- [Data]

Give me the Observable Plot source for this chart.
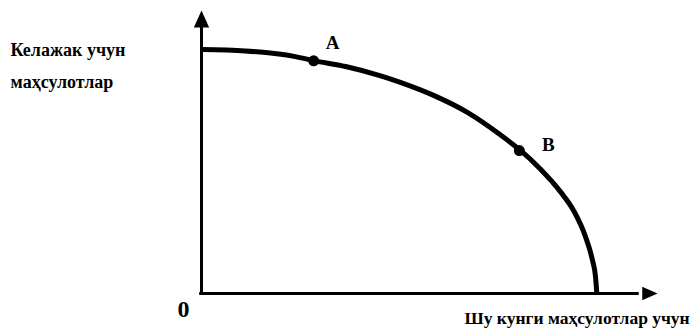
<!DOCTYPE html>
<html>
<head>
<meta charset="utf-8">
<script src="https://cdn.jsdelivr.net/npm/d3@7"></script>
<script src="https://cdn.jsdelivr.net/npm/@observablehq/plot@0.6"></script>
<style>
  html, body { margin: 0; padding: 0; background: #fff; }
  svg { display: block; }
</style>
</head>
<body>
<div id="chart"></div>
<script>
// Production possibility frontier (x: today's goods, y: future goods)
const curveX = [0, 9.6, 20.6, 24.6, 31.6, 39.3, 43.6, 50.9, 58.3, 65.6, 69.7, 74.3, 78.7, 81.6, 84.2, 85.7, 86.4, 86.7];
const curveY = [86.2, 85.7, 83.7, 82.3, 80.2, 76.9, 74.6, 70.0, 64.0, 56.0, 50.9, 44.0, 36.0, 29.3, 20.1, 12.0, 6.0, 0];
const pointNames = ["A", "B"];
const pointX = [24.6, 69.7];
const pointY = [82.2, 50.5];
const axisEnd = [100, 100];   // arrow tips (x, y)
const axisLineEnd = [96, 94]; // where the shafts meet the heads
const yTitle = ["Келажак учун", "маҳсулотлар"];
const xTitle = "Шу кунги маҳсулотлар учун";
const originLabel = "0";

const curve = curveX.map((x, i) => ({x, y: curveY[i]}));
const points = pointNames.map((name, i) => ({name, x: pointX[i], y: pointY[i]}));

const arrowHead = {
  draw(context, size) {
    const h = Math.sqrt(size);
    const w = 0.9 * h;
    context.moveTo(0, 0);
    context.lineTo(-w / 2, h);
    context.lineTo(w / 2, h);
    context.closePath();
  }
};

const font = "'Liberation Serif', 'Times New Roman', serif";

const chart = Plot.plot({
  width: 692,
  height: 328,
  marginLeft: 201,
  marginRight: 35,
  marginTop: 10,
  marginBottom: 35,
  x: {domain: [0, 100], axis: null},
  y: {domain: [0, 100], axis: null},
  style: {background: "#fff", fontFamily: font},
  marks: [
    // axes
    Plot.ruleX([0], {y1: 0, y2: axisLineEnd[1], stroke: "#000", strokeWidth: 3}),
    Plot.ruleY([0], {x1: -0.4, x2: axisLineEnd[0], stroke: "#000", strokeWidth: 3}),
    Plot.dot([{x: 0, y: axisEnd[1]}], {x: "x", y: "y", symbol: arrowHead, r: 9.6, fill: "#000", stroke: null}),
    Plot.dot([{x: axisEnd[0], y: 0}], {x: "x", y: "y", symbol: arrowHead, r: 8.6, rotate: 90, fill: "#000", stroke: null}),
    // frontier
    Plot.line(curve, {x: "x", y: "y", curve: "monotone-x", stroke: "#000", strokeWidth: 5, strokeLinecap: "butt"}),
    Plot.dot(points, {x: "x", y: "y", r: 5.5, fill: "#000", stroke: null}),
    Plot.text(points.filter(d => d.name === "A"), {x: "x", y: "y", text: "name", dx: 19, dy: -18, fontSize: 19, fontWeight: "bold", fill: "#000"}),
    Plot.text(points.filter(d => d.name === "B"), {x: "x", y: "y", text: "name", dx: 29, dy: -6, fontSize: 19, fontWeight: "bold", fill: "#000"}),
    // titles
    Plot.text([yTitle[0]], {frameAnchor: "top-left", text: d => d, dx: -191, dy: 40, textAnchor: "start", lineAnchor: "middle", fontSize: 18, fontWeight: "bold", fill: "#000"}),
    Plot.text([yTitle[1]], {frameAnchor: "top-left", text: d => d, dx: -191, dy: 72, textAnchor: "start", lineAnchor: "middle", fontSize: 18, fontWeight: "bold", fill: "#000"}),
    Plot.text([originLabel], {frameAnchor: "bottom-left", text: d => d, dx: -18, dy: 16, textAnchor: "middle", lineAnchor: "middle", fontSize: 24, fontWeight: "bold", fill: "#000"}),
    Plot.text([xTitle], {frameAnchor: "bottom-left", text: d => d, dx: 263, dy: 25, textAnchor: "start", lineAnchor: "middle", fontSize: 17.5, fontWeight: "bold", fill: "#000"})
  ]
});

document.getElementById("chart").appendChild(chart);
</script>
</body>
</html>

- [Set task] Return the material word for word. Pictures are not part of the copy.

- [Exercise output]
Give me the Observable Plot source for this chart.
<!DOCTYPE html>
<html>
<head>
<meta charset="utf-8">
<script src="https://cdn.jsdelivr.net/npm/d3@7"></script>
<script src="https://cdn.jsdelivr.net/npm/@observablehq/plot@0.6"></script>
<style>
  html, body { margin: 0; padding: 0; background: #fff; }
  svg { display: block; }
</style>
</head>
<body>
<div id="chart"></div>
<script>
// Production possibility frontier (x: today's goods, y: future goods)
const curveX = [0, 9.6, 20.6, 24.6, 31.6, 39.3, 43.6, 50.9, 58.3, 65.6, 69.7, 74.3, 78.7, 81.6, 84.2, 85.7, 86.4, 86.7];
const curveY = [86.2, 85.7, 83.7, 82.3, 80.2, 76.9, 74.6, 70.0, 64.0, 56.0, 50.9, 44.0, 36.0, 29.3, 20.1, 12.0, 6.0, 0];
const pointNames = ["A", "B"];
const pointX = [24.6, 69.7];
const pointY = [82.2, 50.5];
const axisEnd = [100, 100];   // arrow tips (x, y)
const axisLineEnd = [96, 94]; // where the shafts meet the heads
const yTitle = ["Келажак учун", "маҳсулотлар"];
const xTitle = "Шу кунги маҳсулотлар учун";
const originLabel = "0";

const curve = curveX.map((x, i) => ({x, y: curveY[i]}));
const points = pointNames.map((name, i) => ({name, x: pointX[i], y: pointY[i]}));

const arrowHead = {
  draw(context, size) {
    const h = Math.sqrt(size);
    const w = 0.9 * h;
    context.moveTo(0, 0);
    context.lineTo(-w / 2, h);
    context.lineTo(w / 2, h);
    context.closePath();
  }
};

const font = "'Liberation Serif', 'Times New Roman', serif";

const chart = Plot.plot({
  width: 692,
  height: 328,
  marginLeft: 201,
  marginRight: 35,
  marginTop: 10,
  marginBottom: 35,
  x: {domain: [0, 100], axis: null},
  y: {domain: [0, 100], axis: null},
  style: {background: "#fff", fontFamily: font},
  marks: [
    // axes
    Plot.ruleX([0], {y1: 0, y2: axisLineEnd[1], stroke: "#000", strokeWidth: 3}),
    Plot.ruleY([0], {x1: -0.4, x2: axisLineEnd[0], stroke: "#000", strokeWidth: 3}),
    Plot.dot([{x: 0, y: axisEnd[1]}], {x: "x", y: "y", symbol: arrowHead, r: 9.6, fill: "#000", stroke: null}),
    Plot.dot([{x: axisEnd[0], y: 0}], {x: "x", y: "y", symbol: arrowHead, r: 8.6, rotate: 90, fill: "#000", stroke: null}),
    // frontier
    Plot.line(curve, {x: "x", y: "y", curve: "monotone-x", stroke: "#000", strokeWidth: 5, strokeLinecap: "butt"}),
    Plot.dot(points, {x: "x", y: "y", r: 5.5, fill: "#000", stroke: null}),
    Plot.text(points.filter(d => d.name === "A"), {x: "x", y: "y", text: "name", dx: 19, dy: -18, fontSize: 19, fontWeight: "bold", fill: "#000"}),
    Plot.text(points.filter(d => d.name === "B"), {x: "x", y: "y", text: "name", dx: 29, dy: -6, fontSize: 19, fontWeight: "bold", fill: "#000"}),
    // titles
    Plot.text([yTitle[0]], {frameAnchor: "top-left", text: d => d, dx: -191, dy: 40, textAnchor: "start", lineAnchor: "middle", fontSize: 18, fontWeight: "bold", fill: "#000"}),
    Plot.text([yTitle[1]], {frameAnchor: "top-left", text: d => d, dx: -191, dy: 72, textAnchor: "start", lineAnchor: "middle", fontSize: 18, fontWeight: "bold", fill: "#000"}),
    Plot.text([originLabel], {frameAnchor: "bottom-left", text: d => d, dx: -18, dy: 16, textAnchor: "middle", lineAnchor: "middle", fontSize: 24, fontWeight: "bold", fill: "#000"}),
    Plot.text([xTitle], {frameAnchor: "bottom-left", text: d => d, dx: 263, dy: 25, textAnchor: "start", lineAnchor: "middle", fontSize: 17.5, fontWeight: "bold", fill: "#000"})
  ]
});

document.getElementById("chart").appendChild(chart);
</script>
</body>
</html>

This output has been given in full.